───── RAW DATA

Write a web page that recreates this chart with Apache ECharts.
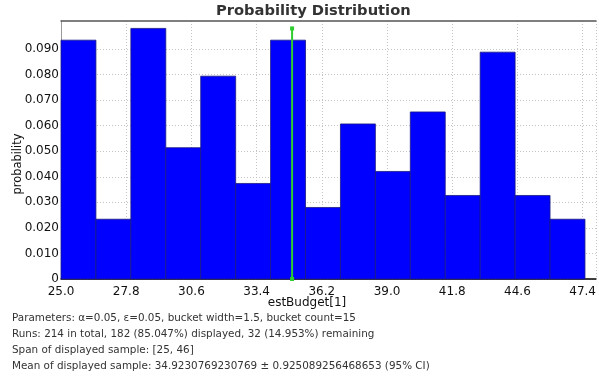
<!DOCTYPE html>
<html>
<head>
<meta charset="utf-8">
<script src="https://cdn.jsdelivr.net/npm/echarts@6/dist/echarts.min.js"></script>
<style>html,body{margin:0;padding:0;background:#fff}#c{width:599px;height:376px}</style>
</head>
<body>
<div id="c"></div>
<script>
// ---- data ----
var bucketStarts = [25.0, 26.5, 28.0, 29.5, 31.0, 32.5, 34.0, 35.5, 37.0, 38.5, 40.0, 41.5, 43.0, 44.5, 46.0];
var bucketWidth = 1.5;
var probabilities = [0.0935, 0.0234, 0.0981, 0.0514, 0.0794, 0.0374, 0.0935, 0.0280, 0.0607, 0.0421, 0.0654, 0.0327, 0.0888, 0.0327, 0.0234];
var meanValue = 34.9230769230769;
var meanLineTop = 0.0981;
var xTickStart = 25.0, xTickStep = 2.8, xMax = 47.97;
var yTickStep = 0.01, yMax = 0.101;
var titleText = 'Probability Distribution';
var xName = 'estBudget[1]';
var yName = 'probability';
var infoLines = [
  'Parameters: \u03b1=0.05, \u03b5=0.05, bucket width=1.5, bucket count=15',
  'Runs: 214 in total, 182 (85.047%) displayed, 32 (14.953%) remaining',
  'Span of displayed sample: [25, 46]',
  'Mean of displayed sample: 34.9230769230769 \u00b1 0.925089256468653 (95% CI)'
];

var FONT = 'DejaVu Sans';
var chart = echarts.init(document.getElementById('c'), null, {renderer: 'canvas'});

var barData = bucketStarts.map(function (s, i) { return [s, s + bucketWidth, probabilities[i]]; });

var gridColors = [];
for (var i = 0; i < 12; i++) gridColors.push(i >= 10 ? 'rgba(0,0,0,0)' : '#c4c4c4');

var graphics = [
  {type: 'text', left: 216, top: 4, style: {text: titleText, font: 'bold 14.7px "' + FONT + '"', fill: '#333'}},
  {type: 'text', x: 307, y: 303, style: {text: xName, font: '12px "' + FONT + '"', fill: '#111', align: 'center', verticalAlign: 'middle'}},
  {type: 'text', x: 18, y: 164, rotation: Math.PI / 2, style: {text: yName, font: '11.4px "' + FONT + '"', fill: '#111', align: 'center', verticalAlign: 'middle'}}
];
infoLines.forEach(function (t, i) {
  graphics.push({type: 'text', x: 12, y: 318 + i * 16, style: {text: t, font: '10.4px "' + FONT + '"', fill: '#333', align: 'left', verticalAlign: 'middle'}});
});

chart.setOption({
  animation: false,
  backgroundColor: '#fff',
  grid: {left: 61, right: 0, top: 21, bottom: 97, containLabel: false},
  graphic: graphics,
  xAxis: [{
    type: 'value', min: xTickStart, max: xMax, interval: xTickStep,
    axisLine: {show: true, onZero: false, lineStyle: {color: '#000', width: 1.5}},
    axisTick: {show: false},
    axisLabel: {showMaxLabel: false, margin: 7, color: '#111', fontFamily: FONT, fontSize: 12,
      formatter: function (v) { return v.toFixed(1); }},
    splitLine: {show: true, lineStyle: {color: '#c4c4c4', type: [1, 2], width: 1}}
  }, {
    type: 'value', position: 'top', min: xTickStart, max: xMax,
    axisLine: {show: true, onZero: false, lineStyle: {color: '#555', width: 1.5}},
    axisTick: {show: false}, axisLabel: {show: false}, splitLine: {show: false},
    z: 4
  }],
  yAxis: {
    type: 'value', min: 0, max: yMax, interval: yTickStep,
    axisLine: {show: true, onZero: false, lineStyle: {color: '#999', width: 1}},
    axisTick: {show: false},
    axisLabel: {margin: 2, color: '#111', fontFamily: FONT, fontSize: 12,
      formatter: function (v) { if (v === 0) return '0'; if (v > 0.095) return ''; return v.toFixed(3); }},
    splitLine: {show: true, lineStyle: {color: gridColors, type: [1, 2], width: 1}}
  },
  series: [{
    type: 'custom',
    data: barData,
    encode: {x: [0, 1], y: 2},
    renderItem: function (params, api) {
      var p0 = api.coord([api.value(0), 0]);
      var p1 = api.coord([api.value(1), api.value(2)]);
      return {
        type: 'rect',
        shape: {x: p0[0], y: p1[1], width: p1[0] - p0[0], height: p0[1] - p1[1]},
        style: {fill: '#0000ff', stroke: '#1a1a80', lineWidth: 0.8}
      };
    },
    z: 2
  }, {
    type: 'line',
    data: [[meanValue, 0], [meanValue, meanLineTop]],
    symbol: 'rect', symbolSize: 4,
    itemStyle: {color: '#2ecc2e'},
    lineStyle: {color: '#2ecc2e', width: 2},
    z: 6
  }]
});
</script>
</body>
</html>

──────────

--- STATED TASK ---
Reproduce all of the data exactly, omitting each picture it holds.

--- COMPLETE RESPONSE ---
Write a web page that recreates this chart with Apache ECharts.
<!DOCTYPE html>
<html>
<head>
<meta charset="utf-8">
<script src="https://cdn.jsdelivr.net/npm/echarts@6/dist/echarts.min.js"></script>
<style>html,body{margin:0;padding:0;background:#fff}#c{width:599px;height:376px}</style>
</head>
<body>
<div id="c"></div>
<script>
// ---- data ----
var bucketStarts = [25.0, 26.5, 28.0, 29.5, 31.0, 32.5, 34.0, 35.5, 37.0, 38.5, 40.0, 41.5, 43.0, 44.5, 46.0];
var bucketWidth = 1.5;
var probabilities = [0.0935, 0.0234, 0.0981, 0.0514, 0.0794, 0.0374, 0.0935, 0.0280, 0.0607, 0.0421, 0.0654, 0.0327, 0.0888, 0.0327, 0.0234];
var meanValue = 34.9230769230769;
var meanLineTop = 0.0981;
var xTickStart = 25.0, xTickStep = 2.8, xMax = 47.97;
var yTickStep = 0.01, yMax = 0.101;
var titleText = 'Probability Distribution';
var xName = 'estBudget[1]';
var yName = 'probability';
var infoLines = [
  'Parameters: \u03b1=0.05, \u03b5=0.05, bucket width=1.5, bucket count=15',
  'Runs: 214 in total, 182 (85.047%) displayed, 32 (14.953%) remaining',
  'Span of displayed sample: [25, 46]',
  'Mean of displayed sample: 34.9230769230769 \u00b1 0.925089256468653 (95% CI)'
];

var FONT = 'DejaVu Sans';
var chart = echarts.init(document.getElementById('c'), null, {renderer: 'canvas'});

var barData = bucketStarts.map(function (s, i) { return [s, s + bucketWidth, probabilities[i]]; });

var gridColors = [];
for (var i = 0; i < 12; i++) gridColors.push(i >= 10 ? 'rgba(0,0,0,0)' : '#c4c4c4');

var graphics = [
  {type: 'text', left: 216, top: 4, style: {text: titleText, font: 'bold 14.7px "' + FONT + '"', fill: '#333'}},
  {type: 'text', x: 307, y: 303, style: {text: xName, font: '12px "' + FONT + '"', fill: '#111', align: 'center', verticalAlign: 'middle'}},
  {type: 'text', x: 18, y: 164, rotation: Math.PI / 2, style: {text: yName, font: '11.4px "' + FONT + '"', fill: '#111', align: 'center', verticalAlign: 'middle'}}
];
infoLines.forEach(function (t, i) {
  graphics.push({type: 'text', x: 12, y: 318 + i * 16, style: {text: t, font: '10.4px "' + FONT + '"', fill: '#333', align: 'left', verticalAlign: 'middle'}});
});

chart.setOption({
  animation: false,
  backgroundColor: '#fff',
  grid: {left: 61, right: 0, top: 21, bottom: 97, containLabel: false},
  graphic: graphics,
  xAxis: [{
    type: 'value', min: xTickStart, max: xMax, interval: xTickStep,
    axisLine: {show: true, onZero: false, lineStyle: {color: '#000', width: 1.5}},
    axisTick: {show: false},
    axisLabel: {showMaxLabel: false, margin: 7, color: '#111', fontFamily: FONT, fontSize: 12,
      formatter: function (v) { return v.toFixed(1); }},
    splitLine: {show: true, lineStyle: {color: '#c4c4c4', type: [1, 2], width: 1}}
  }, {
    type: 'value', position: 'top', min: xTickStart, max: xMax,
    axisLine: {show: true, onZero: false, lineStyle: {color: '#555', width: 1.5}},
    axisTick: {show: false}, axisLabel: {show: false}, splitLine: {show: false},
    z: 4
  }],
  yAxis: {
    type: 'value', min: 0, max: yMax, interval: yTickStep,
    axisLine: {show: true, onZero: false, lineStyle: {color: '#999', width: 1}},
    axisTick: {show: false},
    axisLabel: {margin: 2, color: '#111', fontFamily: FONT, fontSize: 12,
      formatter: function (v) { if (v === 0) return '0'; if (v > 0.095) return ''; return v.toFixed(3); }},
    splitLine: {show: true, lineStyle: {color: gridColors, type: [1, 2], width: 1}}
  },
  series: [{
    type: 'custom',
    data: barData,
    encode: {x: [0, 1], y: 2},
    renderItem: function (params, api) {
      var p0 = api.coord([api.value(0), 0]);
      var p1 = api.coord([api.value(1), api.value(2)]);
      return {
        type: 'rect',
        shape: {x: p0[0], y: p1[1], width: p1[0] - p0[0], height: p0[1] - p1[1]},
        style: {fill: '#0000ff', stroke: '#1a1a80', lineWidth: 0.8}
      };
    },
    z: 2
  }, {
    type: 'line',
    data: [[meanValue, 0], [meanValue, meanLineTop]],
    symbol: 'rect', symbolSize: 4,
    itemStyle: {color: '#2ecc2e'},
    lineStyle: {color: '#2ecc2e', width: 2},
    z: 6
  }]
});
</script>
</body>
</html>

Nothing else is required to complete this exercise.